▶ **INSTRUCTIONS TO FOLLOW**: Pick out every line that holds the string "chart" and copy it.

**********

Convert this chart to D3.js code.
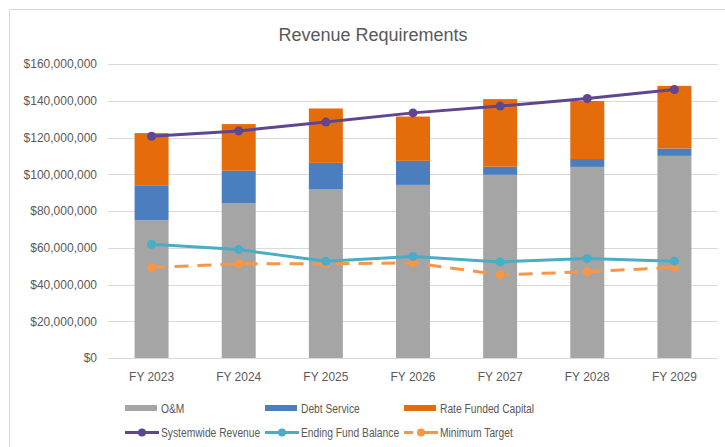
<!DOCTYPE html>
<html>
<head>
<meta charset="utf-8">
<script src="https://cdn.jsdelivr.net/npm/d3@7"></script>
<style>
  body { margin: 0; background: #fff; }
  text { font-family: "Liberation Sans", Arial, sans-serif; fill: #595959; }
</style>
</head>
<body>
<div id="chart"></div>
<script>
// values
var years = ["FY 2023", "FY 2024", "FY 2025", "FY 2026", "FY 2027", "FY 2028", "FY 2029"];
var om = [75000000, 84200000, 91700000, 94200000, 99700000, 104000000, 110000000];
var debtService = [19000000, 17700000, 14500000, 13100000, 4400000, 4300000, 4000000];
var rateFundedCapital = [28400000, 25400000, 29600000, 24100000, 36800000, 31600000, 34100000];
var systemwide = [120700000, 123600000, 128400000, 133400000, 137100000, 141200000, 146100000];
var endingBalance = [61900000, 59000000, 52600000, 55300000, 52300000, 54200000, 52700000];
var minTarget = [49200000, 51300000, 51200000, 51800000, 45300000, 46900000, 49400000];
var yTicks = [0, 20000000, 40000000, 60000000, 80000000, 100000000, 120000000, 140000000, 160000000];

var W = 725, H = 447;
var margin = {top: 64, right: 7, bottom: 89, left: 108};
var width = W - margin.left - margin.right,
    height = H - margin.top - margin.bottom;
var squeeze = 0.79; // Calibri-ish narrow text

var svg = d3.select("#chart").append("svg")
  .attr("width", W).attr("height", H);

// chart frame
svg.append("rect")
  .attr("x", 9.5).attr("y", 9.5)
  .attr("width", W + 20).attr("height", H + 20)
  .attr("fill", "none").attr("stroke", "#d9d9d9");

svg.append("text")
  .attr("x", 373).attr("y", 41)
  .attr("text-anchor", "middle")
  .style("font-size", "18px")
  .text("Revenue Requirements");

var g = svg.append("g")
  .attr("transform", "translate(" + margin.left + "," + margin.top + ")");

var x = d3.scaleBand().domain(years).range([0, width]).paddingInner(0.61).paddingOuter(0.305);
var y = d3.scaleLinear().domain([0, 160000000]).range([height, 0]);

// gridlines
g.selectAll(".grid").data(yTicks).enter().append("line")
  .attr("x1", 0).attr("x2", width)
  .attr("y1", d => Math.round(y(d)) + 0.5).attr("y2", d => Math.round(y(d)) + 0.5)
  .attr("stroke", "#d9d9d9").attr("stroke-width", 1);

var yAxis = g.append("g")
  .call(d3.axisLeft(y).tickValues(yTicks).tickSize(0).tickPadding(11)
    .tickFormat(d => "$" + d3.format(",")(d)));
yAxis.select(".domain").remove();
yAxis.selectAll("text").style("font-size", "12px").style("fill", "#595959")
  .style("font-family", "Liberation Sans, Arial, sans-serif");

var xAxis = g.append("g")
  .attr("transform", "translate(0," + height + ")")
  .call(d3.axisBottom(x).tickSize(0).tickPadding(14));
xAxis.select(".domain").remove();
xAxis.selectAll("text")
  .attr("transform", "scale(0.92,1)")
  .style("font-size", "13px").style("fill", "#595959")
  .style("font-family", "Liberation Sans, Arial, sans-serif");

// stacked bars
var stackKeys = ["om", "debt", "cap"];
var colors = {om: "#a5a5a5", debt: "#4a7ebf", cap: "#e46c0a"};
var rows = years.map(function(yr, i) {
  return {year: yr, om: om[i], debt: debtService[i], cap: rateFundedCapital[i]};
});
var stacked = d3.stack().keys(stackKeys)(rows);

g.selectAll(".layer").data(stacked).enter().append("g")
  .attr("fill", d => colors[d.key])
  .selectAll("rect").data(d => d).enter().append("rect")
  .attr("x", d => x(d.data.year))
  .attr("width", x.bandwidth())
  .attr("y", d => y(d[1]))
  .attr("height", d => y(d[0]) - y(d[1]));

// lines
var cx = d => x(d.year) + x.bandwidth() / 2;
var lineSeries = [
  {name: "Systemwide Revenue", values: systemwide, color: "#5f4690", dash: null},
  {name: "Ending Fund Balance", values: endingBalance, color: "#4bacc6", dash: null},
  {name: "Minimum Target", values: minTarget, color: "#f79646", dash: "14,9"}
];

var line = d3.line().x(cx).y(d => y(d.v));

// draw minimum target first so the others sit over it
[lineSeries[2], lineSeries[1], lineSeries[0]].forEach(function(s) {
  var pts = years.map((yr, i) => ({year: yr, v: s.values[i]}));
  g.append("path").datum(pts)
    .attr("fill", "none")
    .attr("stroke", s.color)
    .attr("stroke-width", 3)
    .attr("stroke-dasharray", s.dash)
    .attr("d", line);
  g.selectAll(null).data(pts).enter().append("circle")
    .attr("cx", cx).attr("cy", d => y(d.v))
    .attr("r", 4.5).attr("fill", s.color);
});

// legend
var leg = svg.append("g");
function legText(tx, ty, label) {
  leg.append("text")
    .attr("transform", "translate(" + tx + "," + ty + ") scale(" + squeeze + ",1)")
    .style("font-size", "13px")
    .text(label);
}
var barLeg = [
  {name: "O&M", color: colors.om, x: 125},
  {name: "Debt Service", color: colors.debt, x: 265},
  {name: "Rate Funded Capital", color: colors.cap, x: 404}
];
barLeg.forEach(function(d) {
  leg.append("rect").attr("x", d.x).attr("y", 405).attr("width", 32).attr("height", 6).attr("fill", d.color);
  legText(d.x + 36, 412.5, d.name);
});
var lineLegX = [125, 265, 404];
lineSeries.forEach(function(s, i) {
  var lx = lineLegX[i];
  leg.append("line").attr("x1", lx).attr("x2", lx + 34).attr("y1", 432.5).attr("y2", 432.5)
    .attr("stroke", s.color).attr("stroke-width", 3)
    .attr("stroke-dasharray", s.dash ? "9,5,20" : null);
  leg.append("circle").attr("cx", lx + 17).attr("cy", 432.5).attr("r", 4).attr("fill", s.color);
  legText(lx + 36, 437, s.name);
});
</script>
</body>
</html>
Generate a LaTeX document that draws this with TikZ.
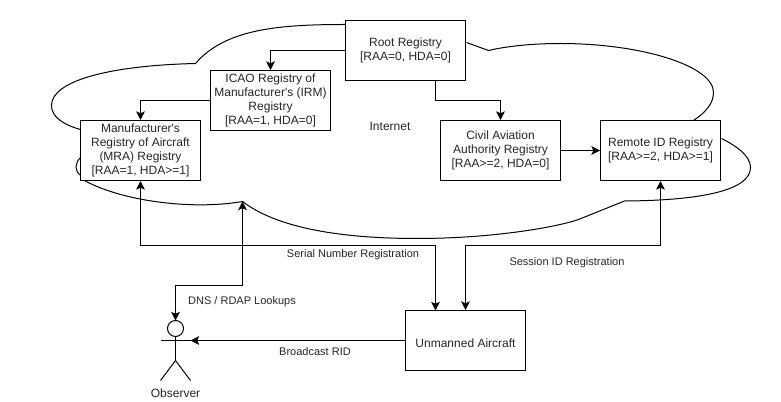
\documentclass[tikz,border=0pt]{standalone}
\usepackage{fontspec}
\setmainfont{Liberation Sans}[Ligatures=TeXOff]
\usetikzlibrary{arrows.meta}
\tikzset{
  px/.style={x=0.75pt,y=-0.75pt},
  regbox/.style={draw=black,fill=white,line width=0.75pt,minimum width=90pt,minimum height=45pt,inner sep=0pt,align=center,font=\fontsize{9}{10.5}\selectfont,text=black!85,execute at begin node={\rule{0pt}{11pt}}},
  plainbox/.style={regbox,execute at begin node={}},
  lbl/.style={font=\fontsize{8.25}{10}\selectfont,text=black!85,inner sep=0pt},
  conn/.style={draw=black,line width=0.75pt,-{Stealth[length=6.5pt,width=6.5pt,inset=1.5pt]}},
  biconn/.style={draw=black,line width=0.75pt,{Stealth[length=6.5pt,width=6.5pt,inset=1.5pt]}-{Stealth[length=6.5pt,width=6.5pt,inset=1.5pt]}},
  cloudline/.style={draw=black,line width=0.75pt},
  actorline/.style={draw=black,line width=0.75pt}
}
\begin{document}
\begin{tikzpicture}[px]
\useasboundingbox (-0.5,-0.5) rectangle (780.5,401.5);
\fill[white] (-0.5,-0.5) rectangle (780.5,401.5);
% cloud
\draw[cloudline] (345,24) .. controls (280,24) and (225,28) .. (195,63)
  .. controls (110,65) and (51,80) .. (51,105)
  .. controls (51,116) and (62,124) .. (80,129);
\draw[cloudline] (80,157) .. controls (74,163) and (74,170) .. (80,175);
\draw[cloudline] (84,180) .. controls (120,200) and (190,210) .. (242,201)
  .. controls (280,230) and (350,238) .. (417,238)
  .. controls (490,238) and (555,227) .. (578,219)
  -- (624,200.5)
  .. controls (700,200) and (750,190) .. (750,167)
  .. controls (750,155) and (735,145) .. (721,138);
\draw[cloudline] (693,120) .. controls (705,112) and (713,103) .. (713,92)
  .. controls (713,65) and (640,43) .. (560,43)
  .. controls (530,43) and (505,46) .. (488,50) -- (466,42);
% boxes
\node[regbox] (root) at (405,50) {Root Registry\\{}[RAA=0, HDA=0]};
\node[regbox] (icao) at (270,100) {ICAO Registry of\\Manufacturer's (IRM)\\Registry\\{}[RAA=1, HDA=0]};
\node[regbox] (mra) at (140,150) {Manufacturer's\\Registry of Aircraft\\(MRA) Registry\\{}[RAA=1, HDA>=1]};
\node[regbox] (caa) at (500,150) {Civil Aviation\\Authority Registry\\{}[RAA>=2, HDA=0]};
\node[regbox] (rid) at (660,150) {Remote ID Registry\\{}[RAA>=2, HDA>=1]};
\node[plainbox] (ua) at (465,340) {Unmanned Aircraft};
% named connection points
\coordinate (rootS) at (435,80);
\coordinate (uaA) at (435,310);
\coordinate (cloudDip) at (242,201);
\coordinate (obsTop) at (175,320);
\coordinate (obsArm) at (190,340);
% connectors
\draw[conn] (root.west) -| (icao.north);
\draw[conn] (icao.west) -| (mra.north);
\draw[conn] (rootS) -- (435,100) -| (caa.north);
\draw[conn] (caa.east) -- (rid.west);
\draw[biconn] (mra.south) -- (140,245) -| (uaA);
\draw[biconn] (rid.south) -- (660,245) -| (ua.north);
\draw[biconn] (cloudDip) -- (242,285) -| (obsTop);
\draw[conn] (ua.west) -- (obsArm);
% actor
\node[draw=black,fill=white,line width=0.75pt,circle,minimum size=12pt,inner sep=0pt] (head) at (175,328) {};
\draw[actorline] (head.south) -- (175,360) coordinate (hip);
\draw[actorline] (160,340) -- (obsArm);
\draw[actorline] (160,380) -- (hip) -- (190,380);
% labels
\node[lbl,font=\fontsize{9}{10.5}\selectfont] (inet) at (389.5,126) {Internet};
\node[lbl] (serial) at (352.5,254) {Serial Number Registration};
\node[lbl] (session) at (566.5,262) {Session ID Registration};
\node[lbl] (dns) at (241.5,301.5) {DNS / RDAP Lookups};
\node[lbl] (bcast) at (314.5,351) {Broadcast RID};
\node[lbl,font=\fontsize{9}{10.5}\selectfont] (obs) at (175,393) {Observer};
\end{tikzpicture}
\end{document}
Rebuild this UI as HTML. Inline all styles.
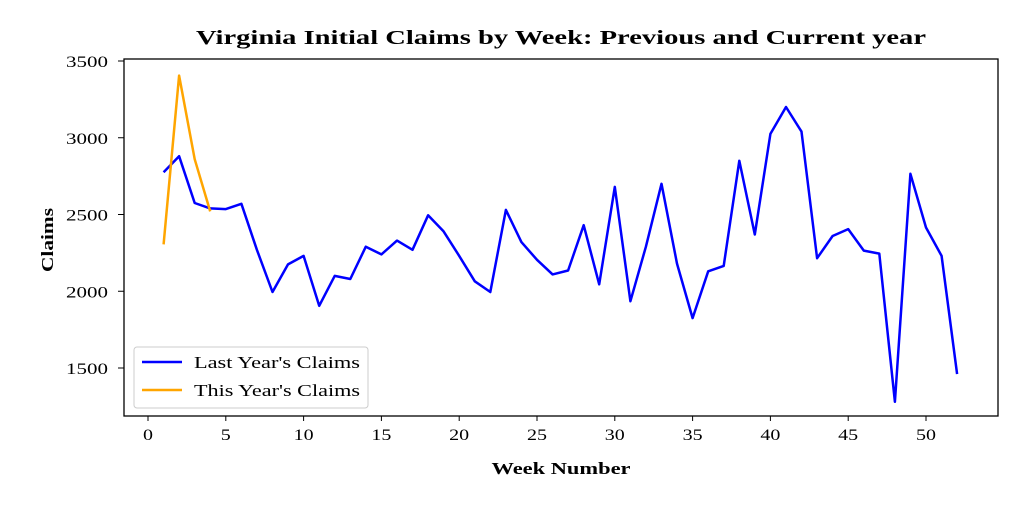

**********

▶ **ANSWER TO THIS PROBLEM**:
Convert this chart to D3.js code.
<div id="chart"></div>
var svg = d3.select("#chart").append("svg")
// chart frame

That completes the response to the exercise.